Several industry experts have pointed out that several companies in the finance sector associate internships with long working hours and all-nighters. Several interns in these companies have also claimed that working for 15 hours a day and working throughout the nights are quite common for them.

These are some of the very basic requisites you would need to have if you want a full time job in the same filed, industry experts say. And ambitious interns become easy targets for employers who download their workload to these low level employees. In most cases, the interns would have to do these extra jobs because they remain ignorant of their basic workers’ rights and responsibilities, or do not want to risk losing their internship (and a possible  job in the future) by not complying to the wishes of their employers.

Most exploitative employees use these facts to their advantage, and literally drain these interns to their physical and emotional limit, caring little for the latter’s health or wellbeing down the line. This ultimately results in what one can only call as ‘Slavery in the City’ wherein several low level employees would receive inhuman treatment from their employers.

The Bank of America has distanced itself from Moritz’s death, and has revealed that although it does not grind its interns, long hours of work were sometimes required to meet the demands of the workplace culture. This, according to the bank, would be the only way to filter out the best candidates for future jobs in the organization.

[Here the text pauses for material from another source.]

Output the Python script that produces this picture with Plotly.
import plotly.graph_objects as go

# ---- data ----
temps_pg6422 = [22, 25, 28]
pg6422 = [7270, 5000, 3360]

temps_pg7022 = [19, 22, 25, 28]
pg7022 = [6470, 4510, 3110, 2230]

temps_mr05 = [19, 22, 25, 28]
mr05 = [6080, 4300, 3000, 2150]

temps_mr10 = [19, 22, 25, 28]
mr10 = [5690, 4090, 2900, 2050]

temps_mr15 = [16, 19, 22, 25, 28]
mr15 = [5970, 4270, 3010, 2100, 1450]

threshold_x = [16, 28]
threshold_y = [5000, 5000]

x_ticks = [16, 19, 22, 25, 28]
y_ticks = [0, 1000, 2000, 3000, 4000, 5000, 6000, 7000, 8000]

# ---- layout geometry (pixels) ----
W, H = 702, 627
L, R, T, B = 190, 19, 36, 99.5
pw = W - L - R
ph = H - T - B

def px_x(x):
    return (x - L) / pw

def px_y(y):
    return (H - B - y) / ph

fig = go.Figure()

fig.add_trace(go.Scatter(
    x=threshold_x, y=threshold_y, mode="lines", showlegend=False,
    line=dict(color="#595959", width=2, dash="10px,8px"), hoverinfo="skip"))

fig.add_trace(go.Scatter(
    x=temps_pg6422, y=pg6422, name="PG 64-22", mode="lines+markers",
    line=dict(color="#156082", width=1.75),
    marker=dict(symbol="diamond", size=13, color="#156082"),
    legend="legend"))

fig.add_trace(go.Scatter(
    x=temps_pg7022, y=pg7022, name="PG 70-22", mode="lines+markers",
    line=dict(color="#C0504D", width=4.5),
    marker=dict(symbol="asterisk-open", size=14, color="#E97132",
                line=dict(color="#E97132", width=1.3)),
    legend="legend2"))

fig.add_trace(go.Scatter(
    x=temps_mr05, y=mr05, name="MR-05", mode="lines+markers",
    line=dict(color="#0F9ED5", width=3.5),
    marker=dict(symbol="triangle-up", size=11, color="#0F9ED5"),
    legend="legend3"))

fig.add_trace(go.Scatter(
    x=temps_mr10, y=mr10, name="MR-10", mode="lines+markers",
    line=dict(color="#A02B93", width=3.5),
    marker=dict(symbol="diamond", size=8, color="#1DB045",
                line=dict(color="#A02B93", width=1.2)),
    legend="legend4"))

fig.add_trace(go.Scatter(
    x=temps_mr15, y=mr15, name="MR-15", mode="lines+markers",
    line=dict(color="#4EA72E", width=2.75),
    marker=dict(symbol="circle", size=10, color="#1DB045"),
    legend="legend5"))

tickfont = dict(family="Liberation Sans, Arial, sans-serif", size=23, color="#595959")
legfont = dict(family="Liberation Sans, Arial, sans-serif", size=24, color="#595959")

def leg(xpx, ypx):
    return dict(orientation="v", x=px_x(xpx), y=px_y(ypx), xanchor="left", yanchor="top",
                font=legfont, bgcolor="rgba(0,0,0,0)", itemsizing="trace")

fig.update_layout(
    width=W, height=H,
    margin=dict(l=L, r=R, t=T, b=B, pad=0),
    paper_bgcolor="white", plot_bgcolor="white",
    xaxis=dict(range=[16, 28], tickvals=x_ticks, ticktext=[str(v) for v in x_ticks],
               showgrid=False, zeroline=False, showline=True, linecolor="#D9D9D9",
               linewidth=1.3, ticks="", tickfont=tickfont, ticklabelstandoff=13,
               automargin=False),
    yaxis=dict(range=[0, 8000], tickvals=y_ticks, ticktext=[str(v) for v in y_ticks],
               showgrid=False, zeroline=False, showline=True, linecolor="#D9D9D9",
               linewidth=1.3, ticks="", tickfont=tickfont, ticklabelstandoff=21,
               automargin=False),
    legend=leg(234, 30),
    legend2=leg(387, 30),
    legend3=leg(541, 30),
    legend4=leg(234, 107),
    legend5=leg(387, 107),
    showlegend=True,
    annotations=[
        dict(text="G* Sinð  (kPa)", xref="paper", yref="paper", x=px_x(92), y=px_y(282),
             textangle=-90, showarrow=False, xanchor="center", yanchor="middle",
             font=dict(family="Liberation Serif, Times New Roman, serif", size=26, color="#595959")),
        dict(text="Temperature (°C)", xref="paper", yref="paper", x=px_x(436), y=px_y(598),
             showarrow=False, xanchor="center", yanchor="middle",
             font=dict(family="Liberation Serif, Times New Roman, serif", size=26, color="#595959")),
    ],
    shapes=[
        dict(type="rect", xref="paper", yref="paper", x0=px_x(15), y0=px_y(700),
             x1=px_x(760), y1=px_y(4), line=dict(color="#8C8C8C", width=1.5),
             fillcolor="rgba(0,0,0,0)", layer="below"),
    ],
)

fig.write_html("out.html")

The only saving grace for the investment banking interims when compared to interims in other fields in this case is that the former can at least take back a salary of $6000 a month for 100 hours of work each week. Many of these interims also get hired immediately after internship, easily earning $80,000 or more annually. Sadly, the same cannot be said for others who still remain enslaved under their employers, with no way to get what they deserve in terms of pay or educational value.